Records with drawing code

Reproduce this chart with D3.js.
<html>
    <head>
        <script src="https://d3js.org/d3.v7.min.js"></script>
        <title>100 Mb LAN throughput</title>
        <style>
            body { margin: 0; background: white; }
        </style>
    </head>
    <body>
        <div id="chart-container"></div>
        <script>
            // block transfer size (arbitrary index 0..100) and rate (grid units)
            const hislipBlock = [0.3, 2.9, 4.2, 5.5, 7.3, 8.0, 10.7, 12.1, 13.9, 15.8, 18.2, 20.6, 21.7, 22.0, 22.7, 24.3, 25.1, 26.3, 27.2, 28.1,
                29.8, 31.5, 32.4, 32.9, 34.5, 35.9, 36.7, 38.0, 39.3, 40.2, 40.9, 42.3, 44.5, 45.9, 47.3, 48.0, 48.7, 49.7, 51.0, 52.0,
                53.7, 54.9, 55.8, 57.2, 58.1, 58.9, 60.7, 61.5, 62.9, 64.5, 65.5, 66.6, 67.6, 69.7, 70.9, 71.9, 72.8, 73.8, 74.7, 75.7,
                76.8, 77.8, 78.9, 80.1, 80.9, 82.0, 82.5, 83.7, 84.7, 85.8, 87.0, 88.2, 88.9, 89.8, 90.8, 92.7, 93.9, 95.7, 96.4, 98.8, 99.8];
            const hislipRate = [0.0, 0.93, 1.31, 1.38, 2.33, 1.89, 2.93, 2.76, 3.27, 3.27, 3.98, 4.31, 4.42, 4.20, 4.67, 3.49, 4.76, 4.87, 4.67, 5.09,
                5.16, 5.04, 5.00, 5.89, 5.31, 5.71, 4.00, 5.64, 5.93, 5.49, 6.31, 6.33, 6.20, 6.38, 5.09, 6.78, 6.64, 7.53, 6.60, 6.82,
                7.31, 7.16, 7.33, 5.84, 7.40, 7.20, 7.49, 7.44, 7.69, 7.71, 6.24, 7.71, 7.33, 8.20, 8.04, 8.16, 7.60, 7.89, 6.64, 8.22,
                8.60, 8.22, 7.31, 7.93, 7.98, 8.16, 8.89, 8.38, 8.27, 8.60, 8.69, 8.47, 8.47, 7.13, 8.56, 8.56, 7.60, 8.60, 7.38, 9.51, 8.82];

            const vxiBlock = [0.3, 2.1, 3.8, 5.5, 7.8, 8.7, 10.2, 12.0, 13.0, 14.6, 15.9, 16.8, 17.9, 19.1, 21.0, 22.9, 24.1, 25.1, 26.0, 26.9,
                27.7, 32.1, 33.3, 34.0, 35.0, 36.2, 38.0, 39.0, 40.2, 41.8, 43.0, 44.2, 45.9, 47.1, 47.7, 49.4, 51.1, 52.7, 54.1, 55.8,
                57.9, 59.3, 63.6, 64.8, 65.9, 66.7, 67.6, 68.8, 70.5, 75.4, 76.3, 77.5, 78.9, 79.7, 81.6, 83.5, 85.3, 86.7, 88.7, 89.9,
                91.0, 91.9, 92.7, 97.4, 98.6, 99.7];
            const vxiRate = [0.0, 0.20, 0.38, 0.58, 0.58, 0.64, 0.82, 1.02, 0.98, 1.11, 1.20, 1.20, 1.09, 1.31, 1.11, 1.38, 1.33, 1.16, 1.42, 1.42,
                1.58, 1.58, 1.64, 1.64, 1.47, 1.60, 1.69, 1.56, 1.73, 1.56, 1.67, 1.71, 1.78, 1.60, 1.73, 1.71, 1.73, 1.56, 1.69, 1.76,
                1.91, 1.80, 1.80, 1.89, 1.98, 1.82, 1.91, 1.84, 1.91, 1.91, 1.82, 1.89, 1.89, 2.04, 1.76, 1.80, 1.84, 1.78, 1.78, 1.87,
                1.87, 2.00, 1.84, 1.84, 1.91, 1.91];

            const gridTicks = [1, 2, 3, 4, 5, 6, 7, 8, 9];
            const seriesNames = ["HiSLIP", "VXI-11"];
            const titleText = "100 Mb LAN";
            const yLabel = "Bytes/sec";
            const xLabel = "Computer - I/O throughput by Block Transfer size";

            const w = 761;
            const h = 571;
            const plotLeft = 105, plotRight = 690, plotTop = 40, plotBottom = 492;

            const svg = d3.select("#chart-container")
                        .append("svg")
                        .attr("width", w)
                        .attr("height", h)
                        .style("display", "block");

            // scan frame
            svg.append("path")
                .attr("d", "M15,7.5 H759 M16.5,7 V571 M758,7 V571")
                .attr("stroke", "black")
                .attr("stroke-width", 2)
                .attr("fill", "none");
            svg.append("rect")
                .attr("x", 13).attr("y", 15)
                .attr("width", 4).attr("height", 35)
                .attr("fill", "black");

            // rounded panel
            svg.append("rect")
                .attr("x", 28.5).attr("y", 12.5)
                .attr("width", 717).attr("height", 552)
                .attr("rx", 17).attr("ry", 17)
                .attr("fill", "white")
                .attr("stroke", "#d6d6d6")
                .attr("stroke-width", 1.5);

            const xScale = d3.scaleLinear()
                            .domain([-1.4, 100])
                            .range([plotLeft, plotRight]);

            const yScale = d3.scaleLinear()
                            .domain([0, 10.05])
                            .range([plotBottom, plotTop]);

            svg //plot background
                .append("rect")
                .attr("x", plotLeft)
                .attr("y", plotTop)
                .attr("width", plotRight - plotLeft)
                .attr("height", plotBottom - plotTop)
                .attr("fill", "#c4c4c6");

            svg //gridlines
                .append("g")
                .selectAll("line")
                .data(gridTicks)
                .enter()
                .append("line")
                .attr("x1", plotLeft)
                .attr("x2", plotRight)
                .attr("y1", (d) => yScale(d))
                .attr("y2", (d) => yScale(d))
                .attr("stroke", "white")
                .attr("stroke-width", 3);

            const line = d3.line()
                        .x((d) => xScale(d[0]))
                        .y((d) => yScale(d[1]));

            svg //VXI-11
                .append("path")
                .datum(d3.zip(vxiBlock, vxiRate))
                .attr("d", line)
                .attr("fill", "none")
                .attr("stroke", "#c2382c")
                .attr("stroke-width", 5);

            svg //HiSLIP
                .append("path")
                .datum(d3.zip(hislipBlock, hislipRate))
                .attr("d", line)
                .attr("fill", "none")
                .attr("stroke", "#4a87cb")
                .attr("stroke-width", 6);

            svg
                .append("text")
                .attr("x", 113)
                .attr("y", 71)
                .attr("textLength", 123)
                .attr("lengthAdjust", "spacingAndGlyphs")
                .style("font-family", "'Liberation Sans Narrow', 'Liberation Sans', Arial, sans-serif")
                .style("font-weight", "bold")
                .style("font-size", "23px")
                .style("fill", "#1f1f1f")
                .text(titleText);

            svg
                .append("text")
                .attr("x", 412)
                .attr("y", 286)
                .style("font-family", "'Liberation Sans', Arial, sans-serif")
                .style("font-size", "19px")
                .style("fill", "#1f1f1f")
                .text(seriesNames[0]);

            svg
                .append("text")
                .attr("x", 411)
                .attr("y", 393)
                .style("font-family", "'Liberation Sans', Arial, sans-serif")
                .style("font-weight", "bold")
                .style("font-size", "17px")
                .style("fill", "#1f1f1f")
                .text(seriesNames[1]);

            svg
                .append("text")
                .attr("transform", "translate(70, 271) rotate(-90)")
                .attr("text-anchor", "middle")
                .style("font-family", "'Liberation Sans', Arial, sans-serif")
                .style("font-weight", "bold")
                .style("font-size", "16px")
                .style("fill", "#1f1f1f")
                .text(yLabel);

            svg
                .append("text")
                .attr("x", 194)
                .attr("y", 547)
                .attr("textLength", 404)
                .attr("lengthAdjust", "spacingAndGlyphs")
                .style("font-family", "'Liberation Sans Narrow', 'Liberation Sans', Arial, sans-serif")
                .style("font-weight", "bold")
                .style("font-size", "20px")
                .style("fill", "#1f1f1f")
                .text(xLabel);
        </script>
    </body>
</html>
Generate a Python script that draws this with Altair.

§ Stated exercise
Pull out and copy each line containing the string "this".

§ Completed exercise
Reproduce this chart with D3.js.
Generate a Python script that draws this with Altair.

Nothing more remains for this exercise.